HG-AFS Determination of Selenium in Water with Field-Enanced Stacking
摘 要
采用场强放大堆积-氢化物发生-原子荧光光谱法测定水中硒的含量。设计了场强放大堆积装置,在电场作用下,硒阴离子可以从水样中迁移到高电导率的富集液中而实现硒的富集。优化的试验条件如下:①电极距离为4 cm;②富集腔体积为3.0 mL;③富集液为磷酸盐缓冲溶液;④场电流为80 mA;⑤富集时间为8 min。硒的质量浓度在3.0~200 ng·L-1内与其对应的荧光强度呈线性关系,检出限(3σ)为1.8 ng·L-1。在20 ng·L-1浓度水平进行加标回收试验,回收率为98.0%~106%。方法应用于国家标准样品GSBZ 50031-94的分析,测定值与认定值相符,测定值的相对标准偏差(n=5)为1.2%。
Abstract
HG-AFS was applied to the determination of selenium in water with field-enanced stacking. A field-enhanced stacking equipment was developed. Under application of electric field, selenium anion was migrated from water sample solution to enrichment solution of higher conductivity and concentrated. The optimized conditions found were as follows: ① electrode distance was 4 cm; ② volume of enrichment cavity was 3.0 mL; ③ enrichment solution was PBS; ④ field current was 80 mA; ⑤ enrichment time was 8 min.
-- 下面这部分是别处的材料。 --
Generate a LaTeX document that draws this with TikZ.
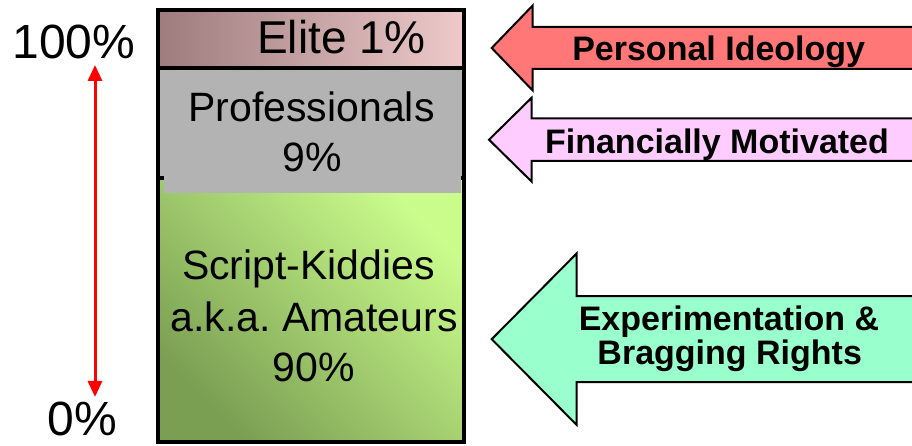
\documentclass[tikz,border=0pt]{standalone}
\usepackage{fontspec}
\setmainfont{Liberation Sans}
\usetikzlibrary{arrows.meta}
\definecolor{elitedark}{RGB}{158,123,125}
\definecolor{elitelight}{RGB}{238,202,202}
\definecolor{greendark}{RGB}{122,158,82}
\definecolor{greenlight}{RGB}{202,252,140}
\definecolor{profgray}{RGB}{179,179,179}
\definecolor{arrowred}{RGB}{255,119,119}
\definecolor{arrowpink}{RGB}{255,204,255}
\definecolor{arrowmint}{RGB}{153,255,204}
\begin{document}
\begin{tikzpicture}[x=1pt,y=1pt,
  body/.style={font=\fontsize{41}{50}\selectfont, anchor=base, inner sep=0pt},
  elitetxt/.style={font=\fontsize{46}{54}\selectfont, anchor=base, inner sep=0pt},
  scaletxt/.style={font=\fontsize{48}{56}\selectfont, anchor=base, inner sep=0pt},
  motive/.style={font=\bfseries\fontsize{34}{34}\selectfont, anchor=base, inner sep=0pt},
  blockarrow/.style={draw=black, line width=2pt, line join=miter},
  border/.style={draw=black, line width=3.5pt}]
\useasboundingbox (0,0) rectangle (912,446);
\begin{scope}
\clip (0,0) rectangle (912,446);
% bands
\shade[bottom color=greendark, top color=greenlight, shading angle=-45] (158,4) rectangle (464,268);
\shade[left color=elitedark, right color=elitelight] (158,378) rectangle (464,436);
\fill[profgray] (158,268) rectangle (464,378);
\draw[border] (158,268) -- (464,268);
\fill[profgray] (164,253) rectangle (461,272);
\draw[border] (158,378) -- (464,378);
\draw[border] (158,4) rectangle (464,436);
% texts in bar
\node[elitetxt] (elite) at (341.5,392.7) {Elite 1\%};
\node[body] (prof1) at (311.5,324) {Professionals};
\node[body] (prof2) at (312,274.3) {9\%};
\node[body] (kid1) at (308.5,166) {Script-Kiddies};
\node[body] (kid2) at (314,114.3) {a.k.a.\ Amateurs};
\node[body] (kid3) at (313.5,64.3) {90\%};
% scale
\node[scaletxt] (hundred) at (74,387.7) {100\%};
\node[scaletxt] (zero) at (82,10) {0\%};
\coordinate (scaletop) at (95,381);
\coordinate (scalebot) at (95,49);
\draw[red, line width=3pt, {Triangle[width=14pt,length=16pt]}-{Triangle[width=14pt,length=16pt]}] (scaletop) -- (scalebot);
% block arrows
\draw[blockarrow, fill=arrowred] (491.7,398) -- (532.7,440.5) -- (532.7,419) -- (930,419) -- (930,377) -- (532.7,377) -- (532.7,355.5) -- cycle;
\draw[blockarrow, fill=arrowpink] (489,306.3) -- (531.7,348.3) -- (531.7,327.5) -- (930,327.5) -- (930,285.1) -- (531.7,285.1) -- (531.7,264.3) -- cycle;
\draw[blockarrow, fill=arrowmint] (491.7,106.8) -- (576.7,192.6) -- (576.7,149.8) -- (930,149.8) -- (930,63.8) -- (576.7,63.8) -- (576.7,21) -- cycle;
\node[motive] (ideology) at (718.7,385) {Personal Ideology};
\node[motive] (financial) at (717,292.7) {Financially Motivated};
\node[motive] (exper) at (729,115) {Experimentation \&};
\node[motive] (brag) at (729.7,81.7) {Bragging Rights};
\end{scope}
\end{tikzpicture}
\end{document}
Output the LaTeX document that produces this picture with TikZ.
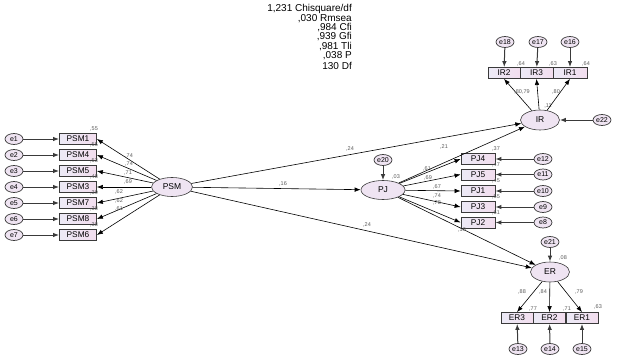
\documentclass[tikz,border=0pt]{standalone}
\usepackage{fontspec}
\setmainfont{Liberation Sans}
\usetikzlibrary{shapes.geometric,arrows.meta}
\definecolor{latfill}{HTML}{EFE4F2}
\definecolor{obsL}{HTML}{ECEAF6}
\definecolor{obsR}{HTML}{F2DDEE}
\definecolor{edge}{HTML}{3A3A3A}
\definecolor{lab}{HTML}{5A5A5A}
\tikzset{
  lat/.style={ellipse,draw=edge,line width=0.6pt,fill=latfill,minimum width=41pt,minimum height=19pt,inner sep=0pt,font=\fontsize{8.5}{9}\selectfont},
  err/.style={ellipse,draw=edge,line width=0.7pt,fill=latfill,minimum width=18pt,minimum height=11pt,inner sep=0pt,font=\fontsize{7}{7}\selectfont},
  obs/.style={rectangle,draw=edge,line width=0.8pt,left color=obsL,right color=obsR,minimum width=37pt,minimum height=11pt,inner sep=0pt,font=\fontsize{8.3}{8.5}\selectfont},
  arr/.style={-{Latex[length=6pt,width=4.5pt]},black,line width=0.6pt},
  earr/.style={-{Latex[length=6pt,width=4.5pt]},edge,line width=1pt},
  num/.style={font=\fontsize{5.5}{6}\selectfont,text=lab,inner sep=0pt},
  stat/.style={font=\fontsize{10}{10}\selectfont,anchor=east,inner sep=0pt}
}
\begin{document}
\begin{tikzpicture}[x=1pt,y=-1pt]
\useasboundingbox (0,0) rectangle (624,361);
% stats
\node[stat] (s1) at (352,9) {1,231 Chisquare/df};
\node[stat] (s2) at (352,18.5) {,030 Rmsea};
\node[stat] (s3) at (352,28) {,984 Cfi};
\node[stat] (s4) at (352,37) {,939 Gfi};
\node[stat] (s5) at (352,46.5) {,981 Tli};
\node[stat] (s6) at (352,56) {,038 P};
\node[stat] (s7) at (352,65.5) {130 Df};
% PSM block
\node[lat] (PSM) at (172,187) {PSM};
\foreach \n/\e/\y/\r/\l/\lx/\ly in {PSM1/e1/139/{,55}/{,74}/129/156, PSM4/e2/155/{,55}/{,74}/129/164, PSM5/e3/171/{,53}/{,71}/128/173, PSM3/e4/187/{,48}/{,69}/128/182, PSM7/e5/203/{,39}/{,62}/119/192, PSM8/e6/219/{,38}/{,62}/119/201, PSM6/e7/235/{,38}/{,61}/119/209}{
  \node[obs] (\n) at (78,\y) {\n};
  \node[err] (\e) at (14,\y) {\e};
  \draw[earr] (\e) -- (\n);
  \draw[arr] (PSM) -- (\n.east);
  \node[num] (r\n) at (94,\y-10) {\r};
  \node[num] (l\n) at (\lx,\ly) {\l};
}
% PJ block
\node[lat,minimum width=44pt] (PJ) at (383,190) {PJ};
\node[err] (e20) at (383,160) {e20};
\draw[earr] (e20) -- (PJ);
\node[num] (rPJ) at (396,177) {,03};
\foreach \n/\e/\y/\r/\l/\lx/\ly in {PJ4/e12/159/{,37}/{,61}/427/169, PJ5/e11/174.5/{,47}/{,69}/428/178, PJ1/e10/191/{,45}/{,67}/437/187, PJ3/e9/207/{,55}/{,74}/437/196, PJ2/e8/222.5/{,61}/{,78}/437/203}{
  \node[obs,minimum width=34pt] (\n) at (478,\y) {\n};
  \node[err] (\e) at (543,\y) {\e};
  \draw[earr] (\e) -- (\n);
  \draw[arr] (PJ) -- (\n.west);
  \node[num] (r\n) at (496,\y-10) {\r};
  \node[num] (l\n) at (\lx,\ly) {\l};
}
% IR block
\node[lat,minimum width=39pt,minimum height=20pt] (IR) at (540,120) {IR};
\node[err] (e22) at (602,120) {e22};
\draw[earr] (e22) -- (IR);
\node[num] (rIR) at (548,106) {,11};
\node[obs,minimum width=32pt] (IR2) at (504,73) {IR2};
\node[obs,minimum width=33pt] (IR3) at (536.5,73) {IR3};
\node[obs,minimum width=34pt] (IR1) at (570,73) {IR1};
\node[err] (e18) at (505,42) {e18};
\node[err] (e17) at (538,42) {e17};
\node[err] (e16) at (570,42) {e16};
\draw[earr] (e18) -- (IR2);
\draw[earr] (e17) -- (IR3);
\draw[earr] (e16) -- (IR1);
\draw[arr] (IR) -- (IR2.south);
\draw[arr] (IR) -- (IR3.south);
\draw[arr] (IR) -- (IR1.south);
\node[num] (rIR2) at (521,64) {,64};
\node[num] (rIR3) at (553,64) {,63};
\node[num] (rIR1) at (586,64) {,64};
\node[num] (lIR23) at (522,92) {,80,79};
\node[num] (lIR1) at (556,92) {,80};
% ER block
\node[lat,minimum width=39pt,minimum height=20pt] (ER) at (550,272) {ER};
\node[err] (e21) at (550,242) {e21};
\draw[earr] (e21) -- (ER);
\node[num] (rER) at (563,258) {,08};
\node[obs,minimum width=32pt] (ER3) at (517,318) {ER3};
\node[obs,minimum width=32pt] (ER2) at (549.5,318) {ER2};
\node[obs,minimum width=32pt] (ER1) at (582,318) {ER1};
\node[err] (e13) at (518,349) {e13};
\node[err] (e14) at (550,349) {e14};
\node[err] (e15) at (582,349) {e15};
\draw[earr] (e13) -- (ER3);
\draw[earr] (e14) -- (ER2);
\draw[earr] (e15) -- (ER1);
\draw[arr] (ER) -- (ER3.north);
\draw[arr] (ER) -- (ER2.north);
\draw[arr] (ER) -- (ER1.north);
\node[num] (lER3) at (522,292) {,88};
\node[num] (lER2) at (543,292) {,84};
\node[num] (lER1) at (579,292) {,79};
\node[num] (rER3) at (533,309) {,77};
\node[num] (rER2) at (567,309) {,71};
\node[num] (rER1) at (598,307) {,63};
% structural paths
\draw[arr] (PSM) -- (IR);
\draw[arr] (PSM) -- (PJ);
\draw[arr] (PSM) -- (ER);
\draw[arr] (PJ) -- (IR);
\draw[arr] (PJ) -- (ER);
\node[num] (pIR) at (350,149) {,24};
\node[num] (pPJ) at (283,184) {,16};
\node[num] (pER) at (367,225) {,24};
\node[num] (pPJIR) at (444,147) {,21};
\node[num] (pPJER) at (462,230) {,10};
\end{tikzpicture}
\end{document}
Linear relationship between values of fluorescence intensity and mass concentration of selenium was kept in the range of 3.0-200 ng·L-1, with detection limit (3σ) of 1.8 ng·L-1. Tests for recovery were made by standard addition method at the concentration level of 20 ng·L-1, giving values of recovery in the range of 98.0%-106%. The proposed method was applied to the analysis of national standard sample GSBZ 50031-94, giving result in consistency with the certified value with RSD (n=5) of 1.2%.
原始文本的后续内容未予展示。